One of my favourite films of all time is The Butterfly Effect (yes, hello Mr Kutcher again). It deals with a similar catastrophic dilemma: realising the destruction you're causing to other people by attempting to be with the person you love, and then having to live with the guilt or make a huge sacrifice. The Butterfly Effect sees Ashton Kutcher attempt to live out every possibility by going back to poignant moments in his past in an attempt to cause as few ripples as possible and still end up with love (Amy Smart). In the end *SPOILER ALERT!* he realises whatever he tries, however far back in time he goes, nothing will ever change fate and so he walks away from her. It's absolutely devastating, and an unforgettable film (a true gem, go and seek it out). Here, The Adjustment Bureau also toys with the main protagonist - to try and make him believe that by walking away he will be able to fulfil his dreams of being US President, and she will be able to become a world recognised dancer. If they stay together, they will just bring each other down - love fills the gap in the human soul that is meant for achieving your dreams: you can't have both. I think everybody can relate to this, and it's a powerful sentiment to make to your lead character: what will he choose to do? Can he find a way to compromise or will he have to choose one or the other? And how can he do that satisfactorily? Unfortunately Hollywood gets in the way of ever finding out the answer.

There's a lot of action, particularly in the latter half as things come to a climax, drawing on the film's need to be like poster referencing Bourne and then a lot of hijinks's to try and muster up a worthy comparison to Inception. This trying to be a 'super combo' really lets the film down, as the mood and the pacing is a frothy mess. It should either have taken itself seriously and dedicated its time to fucking up our minds, or dropped the will they-won't they headache and have more breathtaking chase sequences and fist in mouth suspense. Instead we got a bit of both and it resulted in my face becoming ever more scrunched up as the film went on.

I don't much care for action films, so say it should have gone down the route of the intelligent sci-fi thriller. It's not as if we don't need another: yes there's The Butterfly Effect, Inception, Eternal Sunshine of the Spotless Mind but this is a genuinely new interesting concept on fate and free will that is squandered by the need to make it, well, fun. It's so light-hearted and ridiculous at times its hard to buy into what you're being sold: hats as keys? pages that move? Roger Sterling? I hate to say this but John Slattery is completely miscast in this. I like that the bureau's henchmen actually have personalities and quirks, but he is literally acting out his Mad Men character, and here you need people who are intimidating, creepy and hollow (which is why Terence Stamp does a much better job). What also annoyed me was the way Matt Damon's character keeps changing his mind over what he should do: it means the film dips up and down in its consistency until the couple just become an annoyance (although Damon and Emily Blunt are far too likable for that to happen).
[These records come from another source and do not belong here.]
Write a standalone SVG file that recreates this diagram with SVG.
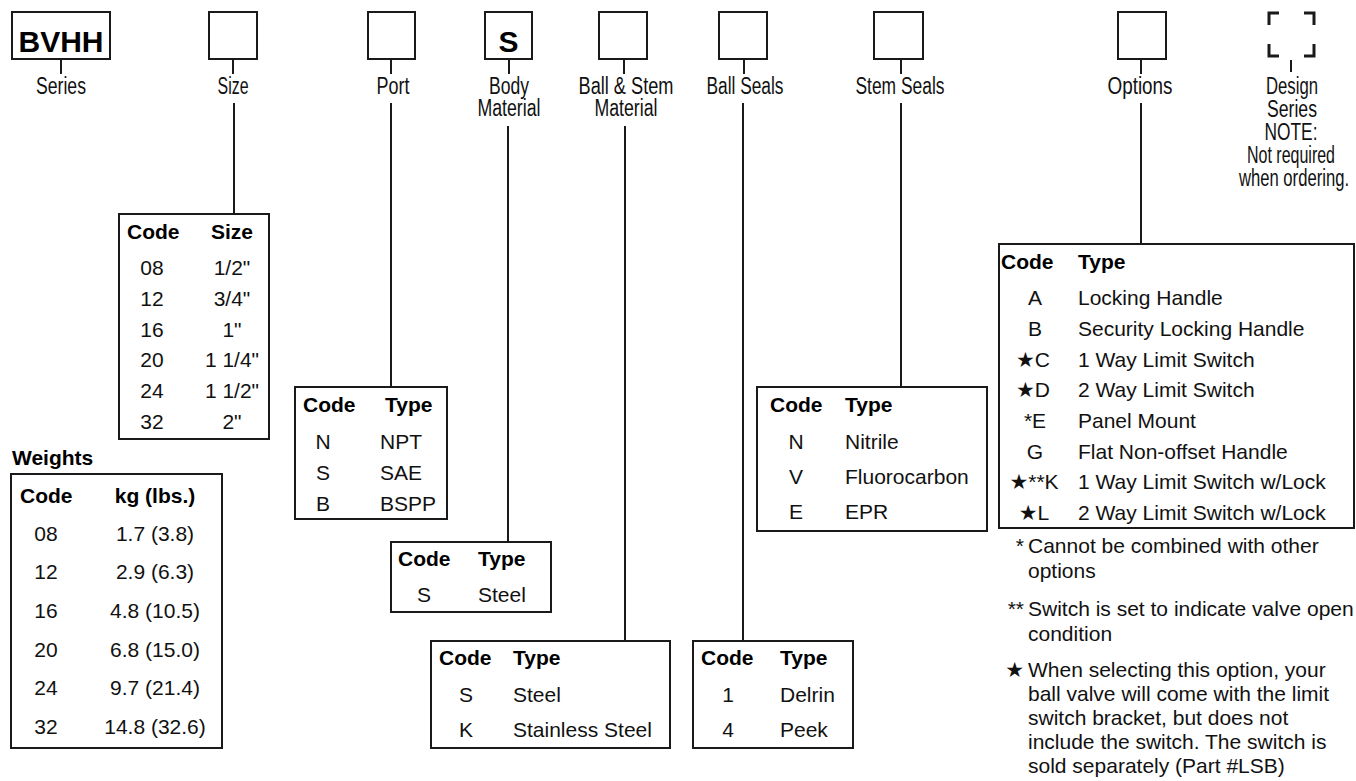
<svg xmlns="http://www.w3.org/2000/svg" width="1356" height="781" viewBox="0 0 1356 781">
<style>
.bg{fill:#fff}
.box{fill:#fff;stroke:#1a1a1a;stroke-width:2}
.tbl{fill:#fff;stroke:#1a1a1a;stroke-width:2}
.ln{stroke:#1a1a1a;stroke-width:2;fill:none}
.big{font-family:"Liberation Sans",Arial,sans-serif;font-weight:bold;font-size:30px;fill:#000;text-anchor:middle}
.lbl{font-family:"Liberation Sans",Arial,sans-serif;font-size:23px;fill:#111;text-anchor:middle}
.t{font-family:"Liberation Sans",Arial,"DejaVu Sans",sans-serif;font-size:21px;fill:#111}
.h{font-family:"Liberation Sans",Arial,sans-serif;font-size:21px;font-weight:bold;fill:#000}
.c{text-anchor:middle}
.e{text-anchor:end}
</style>
<rect class="bg" x="0" y="0" width="1356" height="781"/>

<g id="connectors">
  <path class="ln" d="M61 59V74M233 59V74M391 59V74M509 59V74M624 59V74M744 59V74M901 59V74M1141 59V74M1291 60V72"/>
  <path class="ln" d="M234 103V214M391 103V387M508 126V542M625 126V641M743 103V641M901 103V387M1141 103V244"/>
</g>

<g id="series">
  <rect class="box" x="12" y="12" width="98" height="47"/>
  <text class="big" x="61" y="52">BVHH</text>
  <text class="lbl" x="61" y="94" textLength="50" lengthAdjust="spacingAndGlyphs">Series</text>
</g>
<g id="size">
  <rect class="box" x="209" y="12" width="48" height="47"/>
  <text class="lbl" x="233" y="94" textLength="31" lengthAdjust="spacingAndGlyphs">Size</text>
</g>
<g id="port">
  <rect class="box" x="368" y="12" width="47" height="47"/>
  <text class="lbl" x="393" y="94" textLength="33" lengthAdjust="spacingAndGlyphs">Port</text>
</g>
<g id="body">
  <rect class="box" x="485" y="12" width="47" height="47"/>
  <text class="big" x="508.5" y="52">S</text>
  <text class="lbl" x="509" y="94" textLength="40" lengthAdjust="spacingAndGlyphs">Body</text>
  <text class="lbl" x="509" y="116" textLength="63" lengthAdjust="spacingAndGlyphs">Material</text>
</g>
<g id="ballstem">
  <rect class="box" x="599" y="12" width="48" height="47"/>
  <text class="lbl" x="626" y="94" textLength="95" lengthAdjust="spacingAndGlyphs">Ball &amp; Stem</text>
  <text class="lbl" x="626" y="116" textLength="63" lengthAdjust="spacingAndGlyphs">Material</text>
</g>
<g id="ballseals">
  <rect class="box" x="719" y="12" width="48" height="47"/>
  <text class="lbl" x="745" y="94" textLength="77" lengthAdjust="spacingAndGlyphs">Ball Seals</text>
</g>
<g id="stemseals">
  <rect class="box" x="874" y="12" width="49" height="47"/>
  <text class="lbl" x="900" y="94" textLength="89" lengthAdjust="spacingAndGlyphs">Stem Seals</text>
</g>
<g id="options">
  <rect class="box" x="1118" y="12" width="48" height="47"/>
  <text class="lbl" x="1140" y="94" textLength="65" lengthAdjust="spacingAndGlyphs">Options</text>
</g>
<g id="design">
  <path d="M1269 25V13H1279M1304 13H1314V25M1269 44V56H1279M1304 56H1314V44" fill="none" stroke="#1a1a1a" stroke-width="3"/>
  <text class="lbl" x="1292" y="94" textLength="52" lengthAdjust="spacingAndGlyphs">Design</text>
  <text class="lbl" x="1292" y="117" textLength="50" lengthAdjust="spacingAndGlyphs">Series</text>
  <text class="lbl" x="1291" y="140" textLength="53" lengthAdjust="spacingAndGlyphs">NOTE:</text>
  <text class="lbl" x="1291" y="163" textLength="88" lengthAdjust="spacingAndGlyphs">Not required</text>
  <text class="lbl" x="1294" y="186" textLength="110" lengthAdjust="spacingAndGlyphs">when ordering.</text>
</g>

<g id="size-table">
  <rect class="tbl" x="119" y="214" width="150" height="225"/>
  <text class="h" x="127" y="239">Code</text>
  <text class="h c" x="232" y="239">Size</text>
  <g class="t c">
    <text x="152" y="275">08</text><text x="232" y="275">1/2"</text>
    <text x="152" y="306">12</text><text x="232" y="306">3/4"</text>
    <text x="152" y="337">16</text><text x="232" y="337">1"</text>
    <text x="152" y="367">20</text><text x="232" y="367">1 1/4"</text>
    <text x="152" y="398">24</text><text x="232" y="398">1 1/2"</text>
    <text x="152" y="429">32</text><text x="232" y="429">2"</text>
  </g>
</g>

<g id="weights-table">
  <text class="h" x="12" y="465">Weights</text>
  <rect class="tbl" x="11" y="474" width="211" height="274"/>
  <text class="h" x="20" y="503">Code</text>
  <text class="h c" x="155" y="503">kg (lbs.)</text>
  <g class="t c">
    <text x="46" y="541">08</text><text x="155" y="541">1.7 (3.8)</text>
    <text x="46" y="579">12</text><text x="155" y="579">2.9 (6.3)</text>
    <text x="46" y="618">16</text><text x="155" y="618">4.8 (10.5)</text>
    <text x="46" y="657">20</text><text x="155" y="657">6.8 (15.0)</text>
    <text x="46" y="695">24</text><text x="155" y="695">9.7 (21.4)</text>
    <text x="46" y="734">32</text><text x="155" y="734">14.8 (32.6)</text>
  </g>
</g>

<g id="port-table">
  <rect class="tbl" x="295" y="387" width="152" height="132"/>
  <text class="h" x="303" y="412">Code</text>
  <text class="h" x="385" y="412">Type</text>
  <text class="t c" x="323" y="449">N</text><text class="t" x="380" y="449">NPT</text>
  <text class="t c" x="323" y="480">S</text><text class="t" x="380" y="480">SAE</text>
  <text class="t c" x="323" y="511">B</text><text class="t" x="380" y="511">BSPP</text>
</g>

<g id="body-table">
  <rect class="tbl" x="391" y="542" width="160" height="70"/>
  <text class="h" x="398" y="566">Code</text>
  <text class="h" x="478" y="566">Type</text>
  <text class="t c" x="424" y="602">S</text><text class="t" x="478" y="602">Steel</text>
</g>

<g id="ballstem-table">
  <rect class="tbl" x="431" y="641" width="239" height="107"/>
  <text class="h" x="439" y="665">Code</text>
  <text class="h" x="513" y="665">Type</text>
  <text class="t c" x="466" y="702">S</text><text class="t" x="513" y="702">Steel</text>
  <text class="t c" x="466" y="737">K</text><text class="t" x="513" y="737">Stainless Steel</text>
</g>

<g id="ballseals-table">
  <rect class="tbl" x="693" y="641" width="160" height="107"/>
  <text class="h" x="701" y="665">Code</text>
  <text class="h" x="780" y="665">Type</text>
  <text class="t c" x="728" y="702">1</text><text class="t" x="780" y="702">Delrin</text>
  <text class="t c" x="728" y="737">4</text><text class="t" x="780" y="737">Peek</text>
</g>

<g id="stemseals-table">
  <rect class="tbl" x="757" y="387" width="230" height="144"/>
  <text class="h" x="770" y="412">Code</text>
  <text class="h" x="845" y="412">Type</text>
  <text class="t c" x="796" y="449">N</text><text class="t" x="845" y="449">Nitrile</text>
  <text class="t c" x="796" y="484">V</text><text class="t" x="845" y="484">Fluorocarbon</text>
  <text class="t c" x="796" y="519">E</text><text class="t" x="845" y="519">EPR</text>
</g>

<g id="options-table">
  <rect class="tbl" x="999" y="244" width="355" height="284"/>
  <text class="h" x="1001" y="269">Code</text>
  <text class="h" x="1078" y="269">Type</text>
  <g class="t c">
    <text x="1035" y="305">A</text>
    <text x="1035" y="336">B</text>
    <text x="1033" y="367">★C</text>
    <text x="1033" y="397">★D</text>
    <text x="1035" y="428">*E</text>
    <text x="1035" y="459">G</text>
    <text x="1034" y="489">★**K</text>
    <text x="1034" y="520">★L</text>
  </g>
  <g class="t">
    <text x="1078" y="305">Locking Handle</text>
    <text x="1078" y="336">Security Locking Handle</text>
    <text x="1078" y="367">1 Way Limit Switch</text>
    <text x="1078" y="397">2 Way Limit Switch</text>
    <text x="1078" y="428">Panel Mount</text>
    <text x="1078" y="459">Flat Non-offset Handle</text>
    <text x="1078" y="489">1 Way Limit Switch w/Lock</text>
    <text x="1078" y="520">2 Way Limit Switch w/Lock</text>
  </g>
</g>

<g id="footnotes">
  <text class="t e" x="1024" y="553">*</text>
  <text class="t" x="1028" y="553">Cannot be combined with other</text>
  <text class="t" x="1028" y="578">options</text>
  <text class="t e" x="1024" y="616">**</text>
  <text class="t" x="1028" y="616">Switch is set to indicate valve open</text>
  <text class="t" x="1028" y="641">condition</text>
  <text class="t e" x="1024" y="677">★</text>
  <text class="t" x="1028" y="677">When selecting this option, your</text>
  <text class="t" x="1028" y="701">ball valve will come with the limit</text>
  <text class="t" x="1028" y="725">switch bracket, but does not</text>
  <text class="t" x="1028" y="749">include the switch. The switch is</text>
  <text class="t" x="1028" y="773">sold separately (Part #LSB)</text>
</g>
</svg>
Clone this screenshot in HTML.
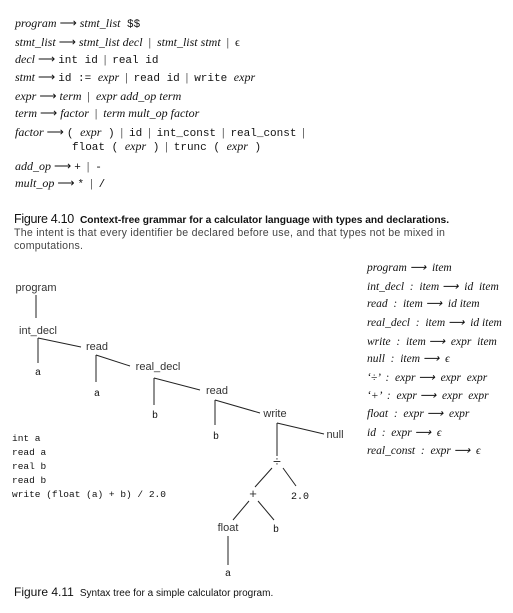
<!DOCTYPE html>
<html><head><meta charset="utf-8"><style>
body{margin:0;background:#fff;width:513px;height:613px;overflow:hidden}
svg{display:block}
text{white-space:pre}
.i{font-family:"Liberation Serif",serif;font-style:italic;font-size:12px}
.m{font-family:"Liberation Mono",monospace;font-size:11px}
.s{font-family:"Liberation Sans",sans-serif;font-size:11px;fill:#333}
.c{font-family:"Liberation Sans",sans-serif;font-size:10.5px}
.n{font-family:"Liberation Serif",serif;font-size:12px}
.code text{font-family:"Liberation Mono",monospace;font-size:9.5px}
.tm text{font-family:"Liberation Mono",monospace;font-size:10px}
.rc text{font-family:"Liberation Serif",serif;font-style:italic;font-size:11.5px}
line{stroke:#222;stroke-width:1}
</style></head><body>
<svg width="513" height="613" viewBox="0 0 513 613" xmlns="http://www.w3.org/2000/svg" xml:space="preserve">
<g fill="#111">
<text x="15" y="27"><tspan class="i">program</tspan><tspan class="n"> ⟶ </tspan><tspan class="i">stmt_list</tspan><tspan class="m"> $$</tspan></text>
<text x="15" y="46"><tspan class="i">stmt_list</tspan><tspan class="n"> ⟶ </tspan><tspan class="i">stmt_list decl</tspan><tspan class="n">  |  </tspan><tspan class="i">stmt_list stmt</tspan><tspan class="n">  |  ϵ</tspan></text>
<text x="15" y="63"><tspan class="i">decl</tspan><tspan class="n"> ⟶ </tspan><tspan class="m">int id</tspan><tspan class="n">  |  </tspan><tspan class="m">real id</tspan></text>
<text x="15" y="81"><tspan class="i">stmt</tspan><tspan class="n"> ⟶ </tspan><tspan class="m">id := </tspan><tspan class="i">expr</tspan><tspan class="n">  |  </tspan><tspan class="m">read id</tspan><tspan class="n">  |  </tspan><tspan class="m">write </tspan><tspan class="i">expr</tspan></text>
<text x="15" y="100"><tspan class="i">expr</tspan><tspan class="n"> ⟶ </tspan><tspan class="i">term</tspan><tspan class="n">  |  </tspan><tspan class="i">expr add_op term</tspan></text>
<text x="15" y="117"><tspan class="i">term</tspan><tspan class="n"> ⟶ </tspan><tspan class="i">factor</tspan><tspan class="n">  |  </tspan><tspan class="i">term mult_op factor</tspan></text>
<text x="15" y="136"><tspan class="i">factor</tspan><tspan class="n"> ⟶ </tspan><tspan class="m">( </tspan><tspan class="i">expr</tspan><tspan class="m"> )</tspan><tspan class="n">  |  </tspan><tspan class="m">id</tspan><tspan class="n">  |  </tspan><tspan class="m">int_const</tspan><tspan class="n">  |  </tspan><tspan class="m">real_const</tspan><tspan class="n">  |</tspan></text>
<text x="72" y="150"><tspan class="m">float ( </tspan><tspan class="i">expr</tspan><tspan class="m"> )</tspan><tspan class="n">  |  </tspan><tspan class="m">trunc ( </tspan><tspan class="i">expr</tspan><tspan class="m"> )</tspan></text>
<text x="15" y="170"><tspan class="i">add_op</tspan><tspan class="n"> ⟶ </tspan><tspan class="m">+</tspan><tspan class="n">  |  </tspan><tspan class="m">-</tspan></text>
<text x="15" y="187"><tspan class="i">mult_op</tspan><tspan class="n"> ⟶ </tspan><tspan class="m">*</tspan><tspan class="n">  |  </tspan><tspan class="m">/</tspan></text>

<text x="14" y="223" class="c"><tspan style="font-size:12.5px;letter-spacing:-0.3px">Figure 4.10</tspan><tspan font-weight="bold" dx="6" style="font-size:10.2px">Context-free grammar for a calculator language with types and declarations.</tspan></text>
<text x="14" y="236" style="font-family:'Liberation Sans',sans-serif;font-size:10.6px;letter-spacing:0.25px;fill:#444">The intent is that every identifier be declared before use, and that types not be mixed in</text>
<text x="14" y="249" style="font-family:'Liberation Sans',sans-serif;font-size:10.6px;letter-spacing:0.25px;fill:#444">computations.</text>

<g class="s" text-anchor="middle">
<text x="36" y="291">program</text>
<text x="38" y="334">int_decl</text>
<text x="97" y="350">read</text>
<text x="158" y="370">real_decl</text>
<text x="217" y="394">read</text>
<text x="275" y="417">write</text>
<text x="335" y="438">null</text>
<text x="277" y="466" style="font-size:14px">÷</text>
<text x="253" y="498" style="font-size:13px">+</text>
<text x="228" y="531">float</text>
</g>
<g class="tm" text-anchor="middle">
<text x="38" y="375">a</text>
<text x="97" y="396">a</text>
<text x="155" y="418">b</text>
<text x="216" y="439">b</text>
<text x="300" y="499">2.0</text>
<text x="276" y="532">b</text>
<text x="228" y="576">a</text>
</g>
<line x1="36" y1="295" x2="36" y2="318"/>
<line x1="38" y1="338" x2="38" y2="363"/><line x1="38" y1="338" x2="81" y2="347"/>
<line x1="96" y1="355" x2="96" y2="382"/><line x1="96" y1="355" x2="130" y2="366"/>
<line x1="154" y1="378" x2="154" y2="405"/><line x1="154" y1="378" x2="200" y2="390"/>
<line x1="215" y1="400" x2="215" y2="425"/><line x1="215" y1="400" x2="260" y2="413"/>
<line x1="277" y1="423" x2="277" y2="456"/><line x1="277" y1="423" x2="324" y2="434"/>
<line x1="272" y1="468" x2="255" y2="487"/><line x1="283" y1="468" x2="296" y2="486"/>
<line x1="249" y1="501" x2="233" y2="520"/><line x1="258" y1="501" x2="274" y2="520"/>
<line x1="228" y1="536" x2="228" y2="565"/>

<g class="code">
<text x="12" y="441">int a</text>
<text x="12" y="455">read a</text>
<text x="12" y="469">real b</text>
<text x="12" y="483">read b</text>
<text x="12" y="497">write (float (a) + b) / 2.0</text>
</g>

<g class="rc">
<text x="367" y="271">program ⟶  item</text>
<text x="367" y="290">int_decl  :  item ⟶  id  item</text>
<text x="367" y="307">read  :  item ⟶  id item</text>
<text x="367" y="326">real_decl  :  item ⟶  id item</text>
<text x="367" y="345">write  :  item ⟶  expr  item</text>
<text x="367" y="362">null  :  item ⟶  ϵ</text>
<text x="367" y="381">‘÷’  :  expr ⟶  expr  expr</text>
<text x="367" y="399">‘+’  :  expr ⟶  expr  expr</text>
<text x="367" y="417">float  :  expr ⟶  expr</text>
<text x="367" y="436">id  :  expr ⟶  ϵ</text>
<text x="367" y="454">real_const  :  expr ⟶  ϵ</text>
</g>

<text x="14" y="596" class="c"><tspan style="font-size:12px">Figure 4.11</tspan><tspan dx="6" style="font-size:10px">Syntax tree for a simple calculator program.</tspan></text>
</g>
</svg>
</body></html>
I could have forgiven all of these problems (as I so often do) if the ending had been strong. But The Adjustment Bureau gave me one of the flatest, lamest conclusions I have seen in recent years. I'm gonna say it now so stop reading if you're actually going to pay money to watch this: they start out-running the team, they go right into the HQ of the Bureau, and when they're surrounded by security officers they kiss goodbye for the last time - and then it's revealed that they are so inspirational the head guy has re-written their plans so now they can be together. YAY! THE END. Ugh, I couldn't wait to leave the cinema and have a conversation with the nearest human over how cheated I felt. Sometimes a film needs to be affecting and harrowing to make more of an impact - I just wish I could have my mind erased after watching the end of this one.

The Adjustment Bureau is enjoyable bunkum with some solid performances from Matt Damon and Emily Blunt. The problem is George Nolfi is no Michel Gondry, no Christopher Nolan, and his plot leaves many hands up in the air. I've mentioned a lot of better films in this review - if you want your fill of sci-fi romance with a kick then watch one of those instead - this will only leave you bothered and bewildered.